Ranakpur (Rajastão)

Ranakpur localiza-se a 100 Km de Udaipur e fica a caminho de Jodhpur onde chegaremos no final do dia. Paramos para almoçar em Gogunda e neste mesmo trajeto iremos ver macacos da janela sem que eu saiba que dentro de dias estarei a dar-lhes comida à mão. Não a estes mas a outros, o que não é relevante porque para mim ao tocar um toco todos.

Vejo também uma vaca no ponto médio da estrada em contramão como em tempos vi um elefante em África. Penso sempre que há um dedo mindinho do divino que nos chega através dos animais. A imagem do que vejo é uma vaca isolada na estrada mas é a sua liberdade e a sua paz a temperarem o nosso próprio tempo: ignorando a nossa pressa e atenuando-a devagar, pois a camioneta onde circulamos desvia-se do animal. O animal continua a sua recta rumo a um lugar que jamais poderei nomear, excepto se imaginar pois a realidade do seu curso é-me interdita. E apesar de ter consciência de saber tão pouco do que acontece a cada momento, este é o único planeta onde aprendi a ser feliz e a comover-me com uma vaca sagrada no centro da estrada.

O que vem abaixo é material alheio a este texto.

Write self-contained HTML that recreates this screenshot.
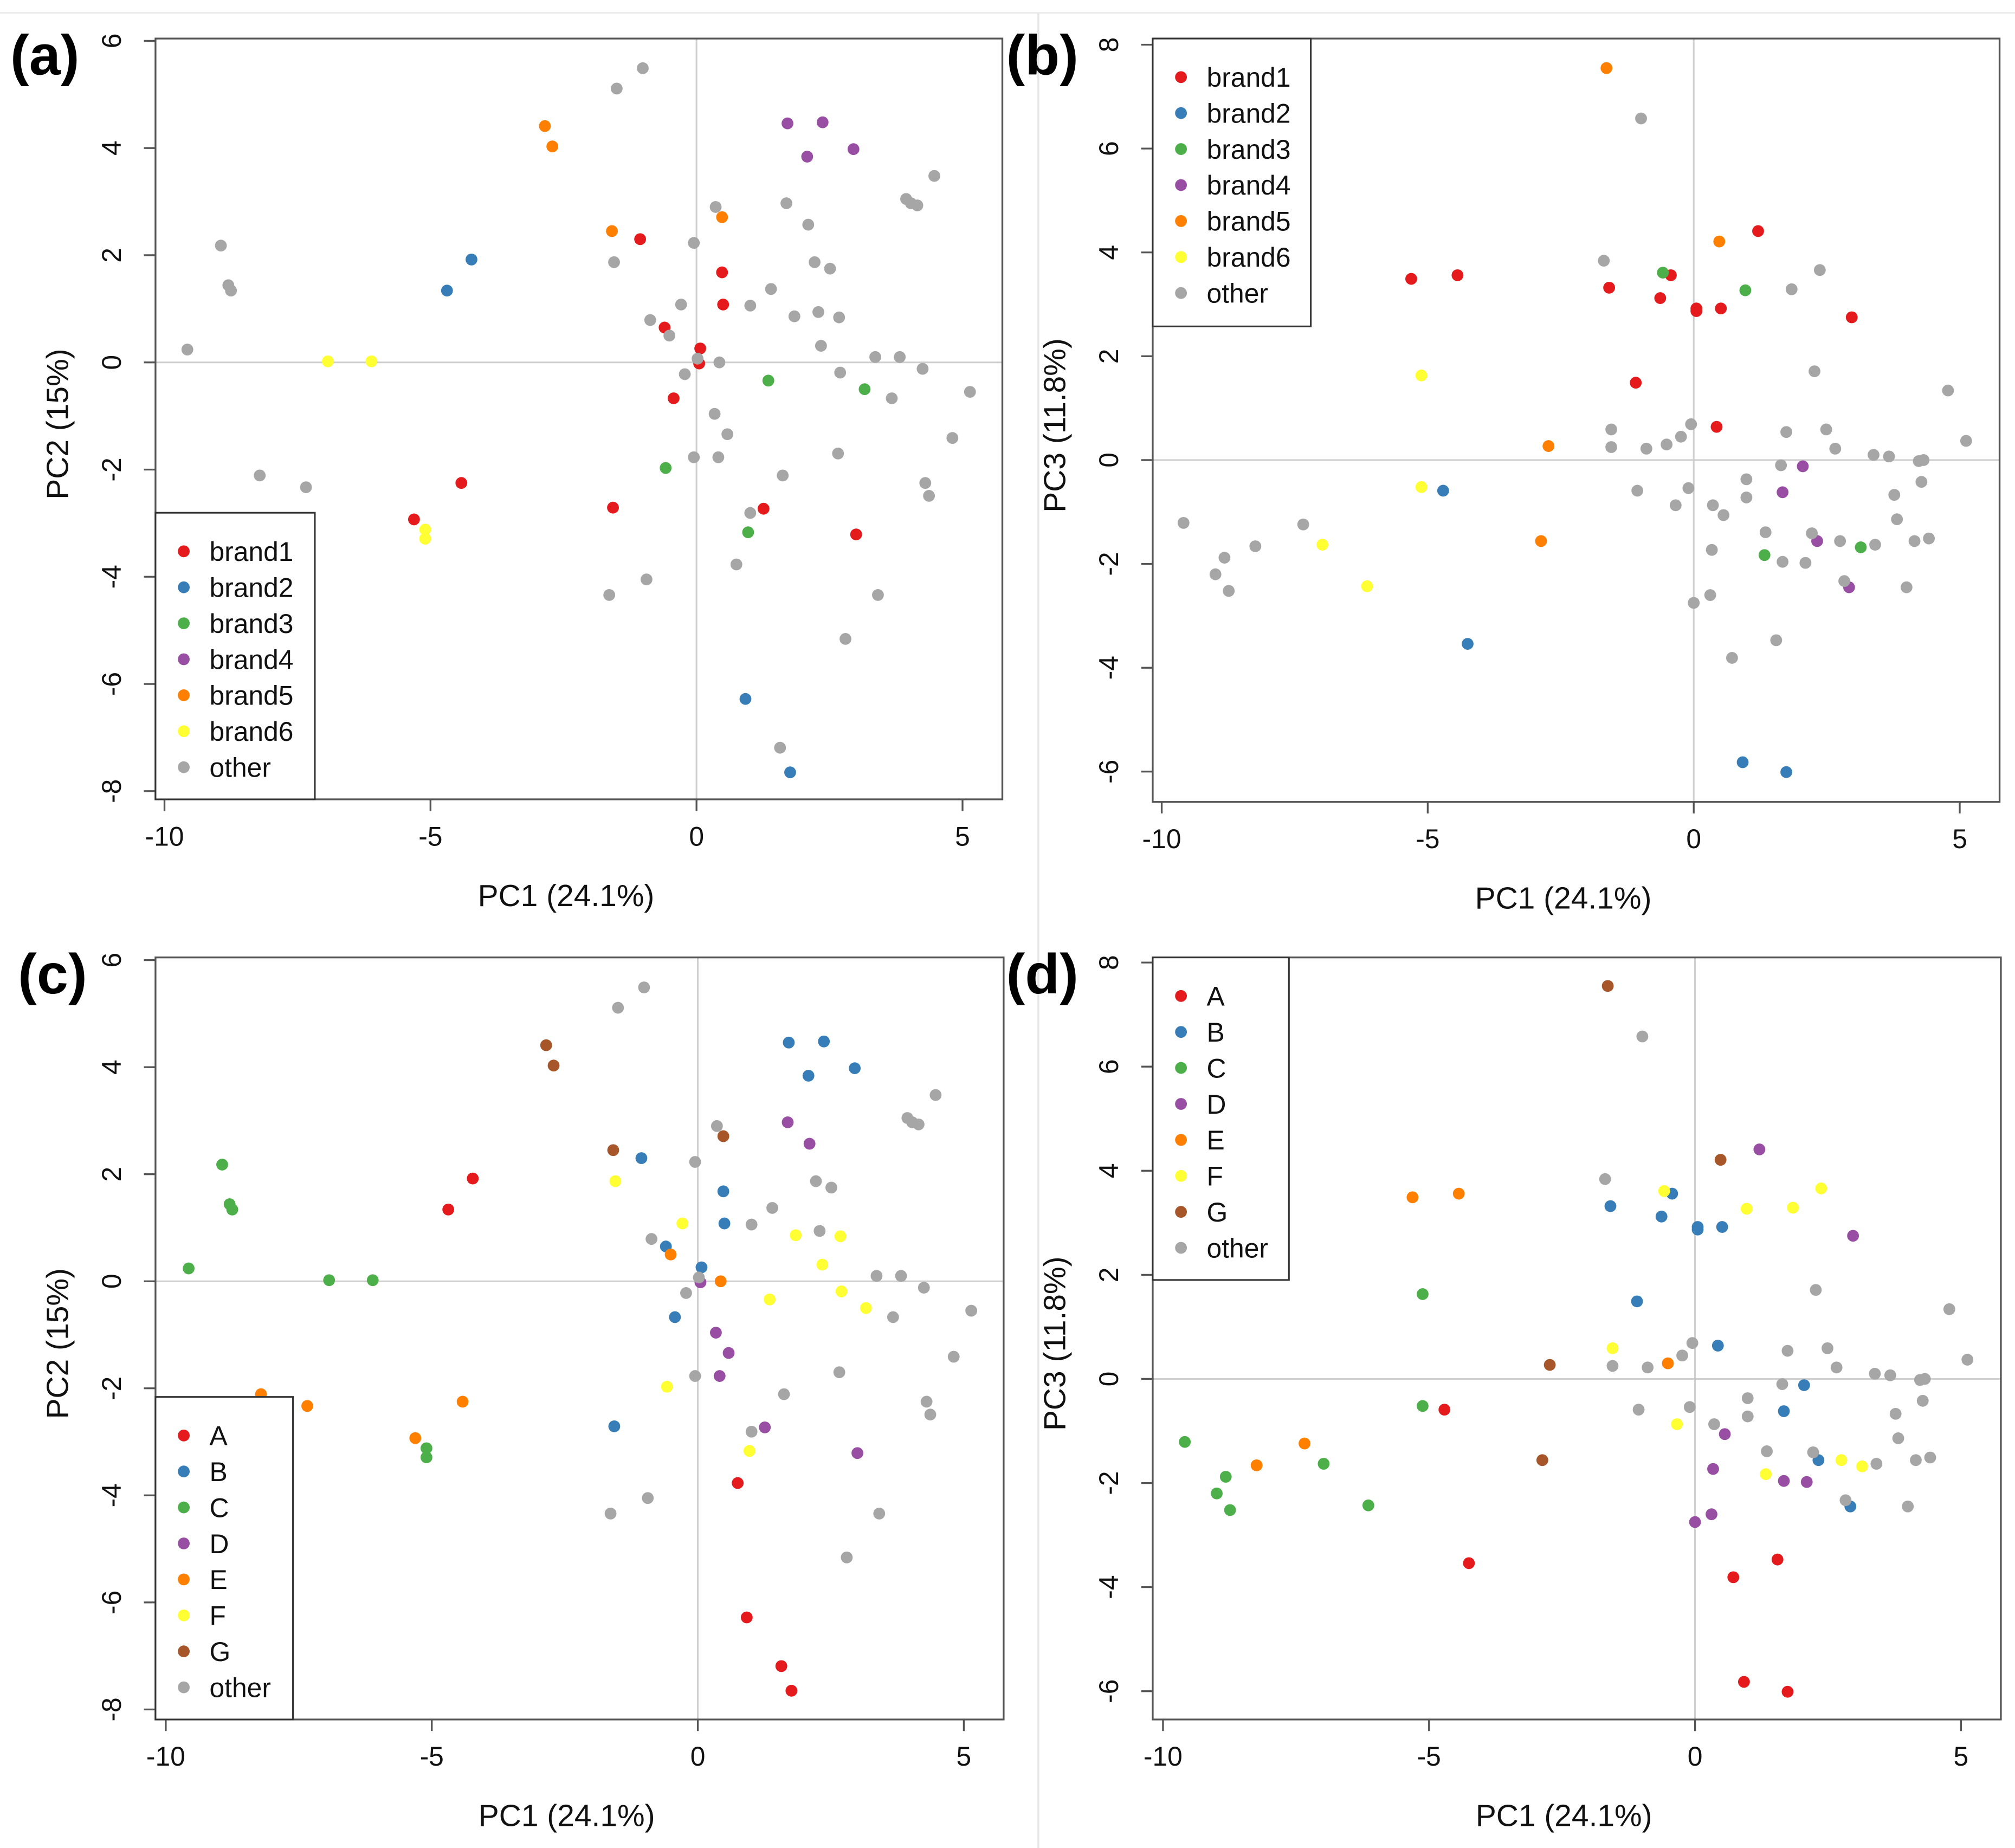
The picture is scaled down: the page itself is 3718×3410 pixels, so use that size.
<!DOCTYPE html>
<html><head><meta charset="utf-8">
<style>
html,body{margin:0;padding:0;background:#fff;}
svg{display:block;font-family:"Liberation Sans",Arial,sans-serif;}
</style></head>
<body>
<svg id="fig" width="3718" height="3410" viewBox="0 0 1568 1438" preserveAspectRatio="none" xmlns="http://www.w3.org/2000/svg">
<rect x="0" y="0" width="1568" height="1438" fill="#fff"/>
<line x1="0" y1="10" x2="1568" y2="10" stroke="#e6e6e6" stroke-width="1"/>
<line x1="808" y1="10" x2="808" y2="1438" stroke="#e6e6e6" stroke-width="1.5"/>
</svg>
<script>
// Panels (a)/(c): PC1 vs PC2 ; brand group and letter group per sample
const pc1A = [-0.6,0.07,0.48,0.5,-1.06,-0.43,-1.57,-4.42,-5.31,1.26,3.0,0.05,
 -4.69,-4.23,0.92,1.76, 1.35,3.16,-0.58,0.97, 1.71,2.37,2.08,2.95, -2.85,-2.71,-1.59,0.48,
 -6.93,-6.11,-5.1,-5.1,
 -9.57,-8.94,-8.8,-8.75,-8.21,-7.34,-1.5,-1.01,-1.55,-0.05,0.36,1.69,2.1,2.22,2.51,1.4,1.84,2.29,2.68,2.34,
 -0.29,-0.51,-0.87,1.01,0.02,0.43,-0.22,0.34,0.58,-0.05,0.41,1.62,2.66,2.7,3.36,3.82,3.67,4.25,3.94,4.03,4.15,4.47,
 5.14,4.81,4.3,4.37,1.01,0.75,-0.94,-1.64,3.41,2.8,1.57];
const pc2A = [0.65,0.26,1.68,1.08,2.3,-0.67,-2.71,-2.25,-2.93,-2.73,-3.21,-0.02,
 1.34,1.92,-6.28,-7.65, -0.34,-0.5,-1.97,-3.17, 4.46,4.48,3.84,3.98, 4.41,4.03,2.45,2.71,
 0.02,0.02,-3.12,-3.29,
 0.24,2.18,1.44,1.34,-2.11,-2.33,5.11,5.49,1.87,2.23,2.9,2.97,2.57,1.87,1.75,1.37,0.86,0.94,0.84,0.31,
 1.08,0.5,0.79,1.06,0.07,0,-0.22,-0.96,-1.34,-1.77,-1.77,-2.11,-1.7,-0.19,0.1,0.1,-0.67,-0.12,3.05,2.97,2.93,3.48,
 -0.55,-1.41,-2.25,-2.49,-2.81,-3.77,-4.05,-4.34,-4.34,-5.16,-7.19];
const brandA = ["brand1","brand1","brand1","brand1","brand1","brand1","brand1","brand1","brand1","brand1","brand1","brand1",
 "brand2","brand2","brand2","brand2","brand3","brand3","brand3","brand3","brand4","brand4","brand4","brand4",
 "brand5","brand5","brand5","brand5","brand6","brand6","brand6","brand6",
 "other","other","other","other","other","other","other","other","other","other","other","other","other","other","other","other","other","other","other","other",
 "other","other","other","other","other","other","other","other","other","other","other","other","other","other","other","other","other","other","other","other","other","other",
 "other","other","other","other","other","other","other","other","other","other","other"];
const letterA = ["B","B","B","B","B","B","B","E","E","D","D","D",
 "A","A","A","A","F","F","F","F","B","B","B","B","G","G","G","G","C","C","C","C",
 "C","C","C","C","E","E","other","other","F","other","other","D","D","other","other","other","F","other","F","F",
 "F","E","other","other","other","E","other","D","D","other","D","other","other","F","other","other","other","other","other","other","other","other",
 "other","other","other","other","other","A","other","other","other","other","A"];

// Panels (b)/(d): PC1 vs PC3
const pc1B = [-5.31,-4.44,-1.59,-0.63,-0.43,0.05,0.05,0.51,1.21,2.97,-1.09,0.43,
 -4.71,-4.25,0.92,1.74, -0.58,0.97,1.33,3.14, 1.67,2.32,2.92,2.05, -1.64,0.48,-2.73,-2.87,
 -5.12,-5.12,-6.98,-6.14,
 -0.99,-1.69,2.37,1.84,2.27,-1.55,-1.55,-0.89,-0.51,-0.05,-0.24,1.74,2.49,2.66,1.64,0.99,0.99,-0.1,-0.34,-1.06,0.36,0.56,0.34,
 1.35,2.22,1.67,2.1,0.31,0,0.72,1.55,2.75,2.83,3.41,3.82,3.77,3.38,3.67,4.23,4.32,4.28,4.15,4.42,4.0,4.78,5.12,
 -9.59,-8.82,-8.99,-8.74,-8.24,-7.34];
const pc3B = [3.49,3.56,3.32,3.12,3.56,2.92,2.87,2.92,4.41,2.75,1.49,0.64,
 -0.59,-3.54,-5.82,-6.01, 3.61,3.27,-1.83,-1.68, -0.62,-1.56,-2.45,-0.12, 7.55,4.21,0.27,-1.56,
 1.63,-0.52,-1.63,-2.43,
 6.58,3.84,3.66,3.29,1.71,0.59,0.25,0.22,0.3,0.69,0.45,0.54,0.59,0.22,-0.1,-0.37,-0.72,-0.54,-0.87,-0.59,-0.87,-1.06,-1.73,
 -1.39,-1.41,-1.96,-1.98,-2.6,-2.75,-3.81,-3.47,-1.56,-2.33,-1.63,-1.14,-0.67,0.1,0.07,-0.02,0,-0.42,-1.56,-1.51,-2.45,1.34,0.37,
 -1.21,-1.88,-2.2,-2.52,-1.66,-1.24];
const brandB = ["brand1","brand1","brand1","brand1","brand1","brand1","brand1","brand1","brand1","brand1","brand1","brand1",
 "brand2","brand2","brand2","brand2","brand3","brand3","brand3","brand3","brand4","brand4","brand4","brand4",
 "brand5","brand5","brand5","brand5","brand6","brand6","brand6","brand6",
 "other","other","other","other","other","other","other","other","other","other","other","other","other","other","other","other","other","other","other","other","other","other","other",
 "other","other","other","other","other","other","other","other","other","other","other","other","other","other","other","other","other","other","other","other","other","other","other",
 "other","other","other","other","other","other"];
const letterB = ["E","E","B","B","B","B","B","B","D","D","B","B",
 "A","A","A","A","F","F","F","F","B","B","B","B","G","G","G","G","C","C","C","C",
 "other","other","F","F","other","F","other","other","E","other","other","other","other","other","other","other","other","other","F","other","other","D","D",
 "other","other","D","D","D","D","A","A","F","other","other","other","other","other","other","other","other","other","other","other","other","other","other",
 "C","C","C","C","E","E"];

const brandKeys = ["brand1","brand2","brand3","brand4","brand5","brand6","other"];
const letterKeys = ["A","B","C","D","E","F","G","other"];
const xTicks = [-10,-5,0,5];
const yTicksA = [-8,-6,-4,-2,0,2,4,6];
const yTicksB = [-6,-4,-2,0,2,4,6,8];

const COL = {brand1:"#E41A1C",brand2:"#377EB8",brand3:"#4DAF4A",brand4:"#984EA3",brand5:"#FF7F00",brand6:"#FFFF33",
 A:"#E41A1C",B:"#377EB8",C:"#4DAF4A",D:"#984EA3",E:"#FF7F00",F:"#FFFF33",G:"#A65628",other:"#A6A6A6"};

const NS="http://www.w3.org/2000/svg";
const svg=document.getElementById('fig');
function el(tag,attrs,parent){const e=document.createElementNS(NS,tag);for(const k in attrs)e.setAttribute(k,attrs[k]);(parent||svg).appendChild(e);return e;}

function panel(cfg){
  const g=el('g',{});
  
  
  const sx=v=>cfg.x0+(v-0)*cfg.xs;
  const sy=v=>cfg.y0-v*cfg.ys;
  el('line',{x1:cfg.L,x2:cfg.R,y1:sy(0),y2:sy(0),stroke:'#cfcfcf','stroke-width':1.3},g);
  el('line',{x1:sx(0),x2:sx(0),y1:cfg.T,y2:cfg.B,stroke:'#cfcfcf','stroke-width':1.3},g);
  for(let i=0;i<cfg.px.length;i++){
    const c=el('circle',{cx:sx(cfg.px[i]),cy:sy(cfg.py[i]),r:4.6,fill:COL[cfg.grp[i]]},g);
    
    
  }
  const fr=el('rect',{x:cfg.L,y:cfg.T,width:cfg.R-cfg.L,height:cfg.B-cfg.T,fill:'none',stroke:'#555','stroke-width':1.4},g);
  
  
  xTicks.forEach(t=>{
    el('line',{x1:sx(t),x2:sx(t),y1:cfg.B,y2:cfg.B+9,stroke:'#555','stroke-width':1.4},g);
    const tx=el('text',{x:sx(t),y:cfg.B+36,'font-size':21,'text-anchor':'middle',fill:'#111'},g);
    tx.textContent=String(t);
    
    
  });
  cfg.yt.forEach(t=>{
    el('line',{x1:cfg.L-9,x2:cfg.L,y1:sy(t),y2:sy(t),stroke:'#555','stroke-width':1.4},g);
    const X=cfg.L-27;
    const tx=el('text',{x:X,y:sy(t),'font-size':21,'text-anchor':'middle',fill:'#111',transform:`rotate(-90 ${X} ${sy(t)})`},g);
    tx.textContent=String(t);
    
    
  });
  const xt=el('text',{x:(cfg.L+cfg.R)/2-10,y:cfg.B+83,'font-size':24,'text-anchor':'middle',fill:'#111'},g);
  xt.textContent='PC1 (24.1%)';
  
  
  const YX=cfg.L-68, YY=(cfg.T+cfg.B)/2+4;
  const yt=el('text',{x:YX,y:YY,'font-size':24,'text-anchor':'middle',fill:'#111',transform:`rotate(-90 ${YX} ${YY})`},g);
  yt.textContent=cfg.ytitle;
  
  
  const pl=el('text',{x:cfg.labX,y:cfg.T+28,'font-size':44,'font-weight':'bold',fill:'#000'},g);
  pl.textContent='('+cfg.id+')';
  
  
  const lg=el('g',{},g);
  
  
  el('rect',{x:cfg.lx,y:cfg.ly,width:cfg.lw,height:cfg.lh,fill:'#fff',stroke:'#333','stroke-width':1.3},lg);
  cfg.keys.forEach((k,i)=>{
    const yy=cfg.ly+30+i*28;
    const m=el('circle',{cx:cfg.lx+22,cy:yy,r:4.6,fill:COL[k]},lg);
    
    
    const t=el('text',{x:cfg.lx+42,y:yy+7.5,'font-size':21,fill:'#111'},lg);
    t.textContent=k;
    
    
  });
}

panel({id:'a',L:121,R:780,T:30,B:622,x0:542,xs:41.4,y0:282,ys:41.7,yt:yTicksA,px:pc1A,py:pc2A,grp:brandA,keys:brandKeys,
  ytitle:'PC2 (15%)',labX:8,lx:121,ly:399,lw:124,lh:223});
panel({id:'b',L:897,R:1556,T:30,B:624,x0:1318,xs:41.4,y0:358,ys:40.4,yt:yTicksB,px:pc1B,py:pc3B,grp:brandB,keys:brandKeys,
  ytitle:'PC3 (11.8%)',labX:783,lx:897,ly:30,lw:123,lh:224});
panel({id:'c',L:121,R:781,T:745,B:1338,x0:543,xs:41.4,y0:997,ys:41.65,yt:yTicksA,px:pc1A,py:pc2A,grp:letterA,keys:letterKeys,
  ytitle:'PC2 (15%)',labX:14,lx:121,ly:1087,lw:107,lh:251});
panel({id:'d',L:897,R:1557,T:745,B:1338,x0:1319,xs:41.4,y0:1073,ys:40.5,yt:yTicksB,px:pc1B,py:pc3B,grp:letterB,keys:letterKeys,
  ytitle:'PC3 (11.8%)',labX:783,lx:897,ly:745,lw:106,lh:251});
</script>
</body></html>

Duas horas e meia depois de sairmos de Udaipur já o sol baixou e chegamos a Ranakpur para visitarmos um dos mais bonitos templos jainistas da Índia. O edifício em mármore é já colossal visto do exterior. Surpreendemo-nos com o que vemos enquanto caminhamos a pé até lá. Minutos antes havíamos decidido levar apenas um telemóvel para reduzir o valor dos bilhetes de entrada, mas só de vislumbrar a fachada do templo deixo-me percorrer pela sensação de arrependimento de ter deixado o telefone na van. Prossigo, pois o parque onde estacionamos ficou para trás e não acho sensato atrasar o resto do grupo ao voltar lá. É certo que o Moisés irá gentilmente distribuir com o grupo as fotografias que decidirá registar durante esta paragem, mas a arte (ou a atividade) da fotografia remete muito mais a quem nós somos do que à natureza do cenário ou dos elementos a fotografar. As minhas fotografias seriam sempre outras, mesmo que fossem em menor número e até de pior enquadramento ou qualidade. Portanto, sou grata ao Moisés pela generosidade da distribuição mas com a excepção do retrato ao homem santo (onde este surge em oração e com os olhos fechados) nenhuma das fotografias – que aqui se apresentam relacionadas com o templo – foram tiradas por mim; apenas as editei.

Enquanto o Nuno vai tratar das burocracias de acesso, nós vamo-nos descalçando e escolhendo uma prateleira para arrumar o calçado. Aproveito para envolver a écharpe azul em volta dos ombros, cobrindo-os. Estou empolgada em conhecer o edifício sagrado por dentro. No bilhete lê-se Ranakpur Jain Temple. Subimos a escadaria e entramos. Pedem-nos para não fotografar o altar. Damos uma primeira volta de reconhecimento. Os pilares e o seu trabalhado são fascinantes. Passado algum tempo surge um homem santo jaina que nos vem falar e faz uma oração connosco mas antes disso pede uma gratificação. Nesta altura já me apercebi que o valor que é bem-aceite para estas gratificações ronda um mínimo de 200 rupias, ou seja, um pouco mais de 2 euros.

Esta oportunidade de entrarmos em templos de diversas religiões faz-nos somar novas sabedorias. Ao chegar à van, recupero o telemóvel e aproveitando que adquiri um cartão de dados móveis que me permite aceder à internet a tempo inteiro, e com cobertura a partir de onde quer que esteja, inicio a continuação da viagem para tentar perceber um pouco mais sobre os jainas depois de abandonar o templo. Aprendo que, em linhas gerais, no jainismo não se crê em nenhum Deus em particular como entidade criadora nem como figura central da religião, apesar de haver representações de entidades sentadas na posição de lótus. Os jainas partilham com os hindus e os budistas a crença do karma e a doutrina da não-violência (ahimsa) contra outros seres, contudo, advogam o não absolutismo de ideias, consideram que o tempo é infinito e o universo eterno. Após esta pesquisa, percebo também que o jainismo utiliza mais a suástica do que o hinduísmo. Entre tantas religiões, poderíamos sintetizar estes devotos, tratando-os como pessoas que praticam o bem mas a Índia não se quer simplificar. A trama religiosa também traz carácter ao país. E sobre o templo, descubro que o mesmo assenta sobre 1444 pilares.

O pôr-de-sol que se vai formando contente e laranja embala-nos decorando o espaço que vai ficando para trás. Pelas oito da noite chegaremos à cidade azul.